**To be done:**
Every line of the material is to be quoted verbatim, minus the pictures.

**Supplied material:**
--
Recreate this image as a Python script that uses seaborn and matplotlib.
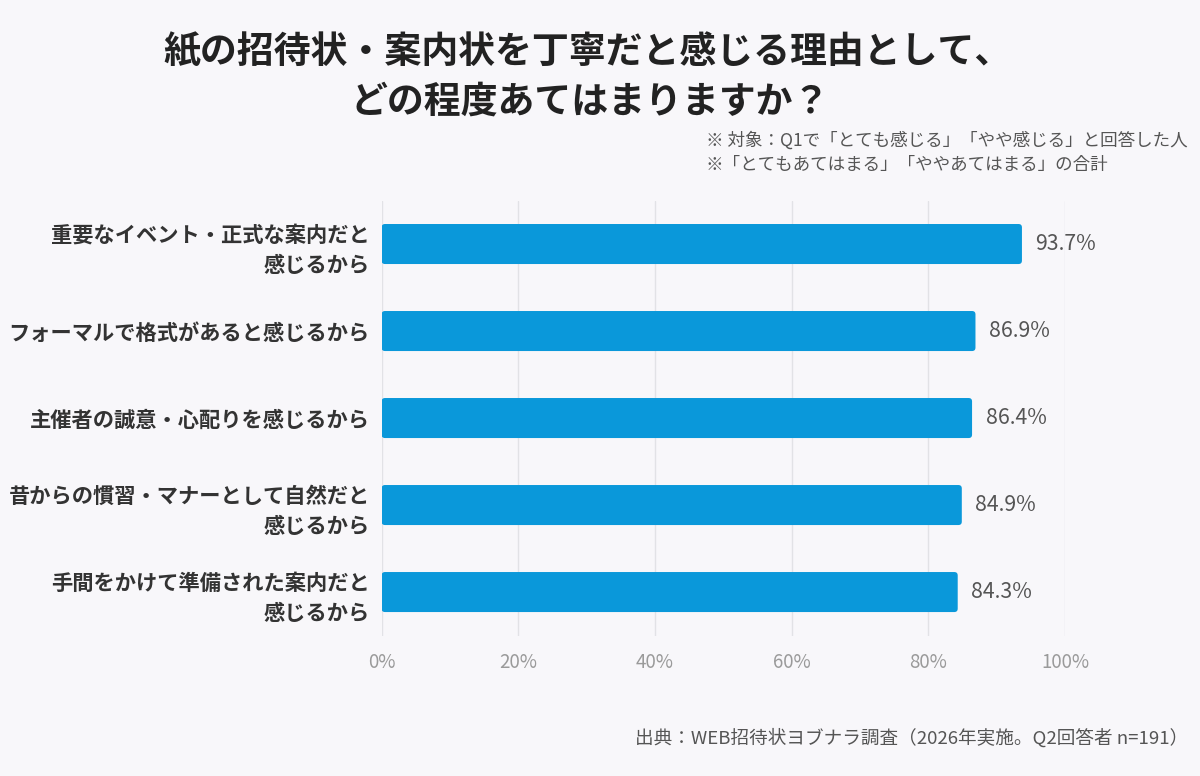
import matplotlib
matplotlib.use("Agg")
import matplotlib.pyplot as plt
from matplotlib.patches import FancyBboxPatch
import seaborn as sns
import pandas as pd

# data
labels = [
    "重要なイベント・正式な案内だと\n感じるから",
    "フォーマルで格式があると感じるから",
    "主催者の誠意・心配りを感じるから",
    "昔からの慣習・マナーとして自然だと\n感じるから",
    "手間をかけて準備された案内だと\n感じるから",
]
values = [93.7, 86.9, 86.4, 84.9, 84.3]
x_ticks = [0, 20, 40, 60, 80, 100]

BG = "#f8f7fa"
BAR = "#0a98da"

sns.set_theme(style="white")
plt.rcParams["font.family"] = ["Noto Sans CJK JP", "DejaVu Sans"]

df = pd.DataFrame({"label": labels, "value": values})

fig = plt.figure(figsize=(12, 7.76), dpi=100, facecolor=BG)
ax = fig.add_axes([0.318, 0.181, 0.5695, 0.5606])
ax.set_facecolor(BG)

sns.barplot(data=df, x="value", y="label", color=BAR, width=0.46,
            saturation=1, ax=ax, zorder=3)

ax.set_xlim(0, 100)
ax.set_ylim(4.5, -0.5)

# swap the plain bars for slightly rounded ones
for p in list(ax.patches):
    x0, y0 = p.get_x(), p.get_y()
    w, h = p.get_width(), p.get_height()
    rb = FancyBboxPatch((x0, y0), w, h,
                        boxstyle="round,pad=0,rounding_size=0.5",
                        mutation_aspect=0.0785,
                        facecolor=BAR, edgecolor="none", zorder=3)
    p.remove()
    ax.add_patch(rb)

ax.set_xticks(x_ticks)
ax.set_xticklabels([f"{t}%" for t in x_ticks], color="#9a9a9a", fontsize=13.5)
ax.tick_params(axis="x", length=0, pad=12)
ax.tick_params(axis="y", length=0, pad=8.5)
for lab in ax.get_yticklabels():
    lab.set_fontsize(15.3)
    lab.set_fontweight("bold")
    lab.set_color("#333333")
    lab.set_horizontalalignment("right")
    lab.set_multialignment("right")
    lab.set_linespacing(1.55)
ax.set_xlabel("")
ax.set_ylabel("")
ax.grid(axis="x", color="#e2e2e6", linewidth=1, zorder=0)
for s in ax.spines.values():
    s.set_visible(False)

for i, v in enumerate(values):
    ax.text(v + 2.0, i, f"{v}%", va="center", ha="left",
            fontsize=15.3, color="#555555")

fig.text(0.49, 0.932, "紙の招待状・案内状を丁寧だと感じる理由として、",
         ha="center", va="center", fontsize=26.6, fontweight="bold", color="#222222")
fig.text(0.492, 0.869, "どの程度あてはまりますか？",
         ha="center", va="center", fontsize=26.6, fontweight="bold", color="#222222")
fig.text(0.588, 0.819, "※ 対象：Q1で「とても感じる」「やや感じる」と回答した人",
         ha="left", va="center", fontsize=12.65, color="#555555")
fig.text(0.588, 0.787, "※「とてもあてはまる」「ややあてはまる」の合計",
         ha="left", va="center", fontsize=12.65, color="#555555")
fig.text(0.99, 0.049, "出典：WEB招待状ヨブナラ調査（2026年実施。Q2回答者 n=191）",
         ha="right", va="center", fontsize=13.4, color="#555555")

fig.savefig("out.png", dpi=100, facecolor=BG)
--
**Exercise response:**
Recreate this image as a Python script that uses seaborn and matplotlib.
import matplotlib
matplotlib.use("Agg")
import matplotlib.pyplot as plt
from matplotlib.patches import FancyBboxPatch
import seaborn as sns
import pandas as pd

# data
labels = [
    "重要なイベント・正式な案内だと\n感じるから",
    "フォーマルで格式があると感じるから",
    "主催者の誠意・心配りを感じるから",
    "昔からの慣習・マナーとして自然だと\n感じるから",
    "手間をかけて準備された案内だと\n感じるから",
]
values = [93.7, 86.9, 86.4, 84.9, 84.3]
x_ticks = [0, 20, 40, 60, 80, 100]

BG = "#f8f7fa"
BAR = "#0a98da"

sns.set_theme(style="white")
plt.rcParams["font.family"] = ["Noto Sans CJK JP", "DejaVu Sans"]

df = pd.DataFrame({"label": labels, "value": values})

fig = plt.figure(figsize=(12, 7.76), dpi=100, facecolor=BG)
ax = fig.add_axes([0.318, 0.181, 0.5695, 0.5606])
ax.set_facecolor(BG)

sns.barplot(data=df, x="value", y="label", color=BAR, width=0.46,
            saturation=1, ax=ax, zorder=3)

ax.set_xlim(0, 100)
ax.set_ylim(4.5, -0.5)

# swap the plain bars for slightly rounded ones
for p in list(ax.patches):
    x0, y0 = p.get_x(), p.get_y()
    w, h = p.get_width(), p.get_height()
    rb = FancyBboxPatch((x0, y0), w, h,
                        boxstyle="round,pad=0,rounding_size=0.5",
                        mutation_aspect=0.0785,
                        facecolor=BAR, edgecolor="none", zorder=3)
    p.remove()
    ax.add_patch(rb)

ax.set_xticks(x_ticks)
ax.set_xticklabels([f"{t}%" for t in x_ticks], color="#9a9a9a", fontsize=13.5)
ax.tick_params(axis="x", length=0, pad=12)
ax.tick_params(axis="y", length=0, pad=8.5)
for lab in ax.get_yticklabels():
    lab.set_fontsize(15.3)
    lab.set_fontweight("bold")
    lab.set_color("#333333")
    lab.set_horizontalalignment("right")
    lab.set_multialignment("right")
    lab.set_linespacing(1.55)
ax.set_xlabel("")
ax.set_ylabel("")
ax.grid(axis="x", color="#e2e2e6", linewidth=1, zorder=0)
for s in ax.spines.values():
    s.set_visible(False)

for i, v in enumerate(values):
    ax.text(v + 2.0, i, f"{v}%", va="center", ha="left",
            fontsize=15.3, color="#555555")

fig.text(0.49, 0.932, "紙の招待状・案内状を丁寧だと感じる理由として、",
         ha="center", va="center", fontsize=26.6, fontweight="bold", color="#222222")
fig.text(0.492, 0.869, "どの程度あてはまりますか？",
         ha="center", va="center", fontsize=26.6, fontweight="bold", color="#222222")
fig.text(0.588, 0.819, "※ 対象：Q1で「とても感じる」「やや感じる」と回答した人",
         ha="left", va="center", fontsize=12.65, color="#555555")
fig.text(0.588, 0.787, "※「とてもあてはまる」「ややあてはまる」の合計",
         ha="left", va="center", fontsize=12.65, color="#555555")
fig.text(0.99, 0.049, "出典：WEB招待状ヨブナラ調査（2026年実施。Q2回答者 n=191）",
         ha="right", va="center", fontsize=13.4, color="#555555")

fig.savefig("out.png", dpi=100, facecolor=BG)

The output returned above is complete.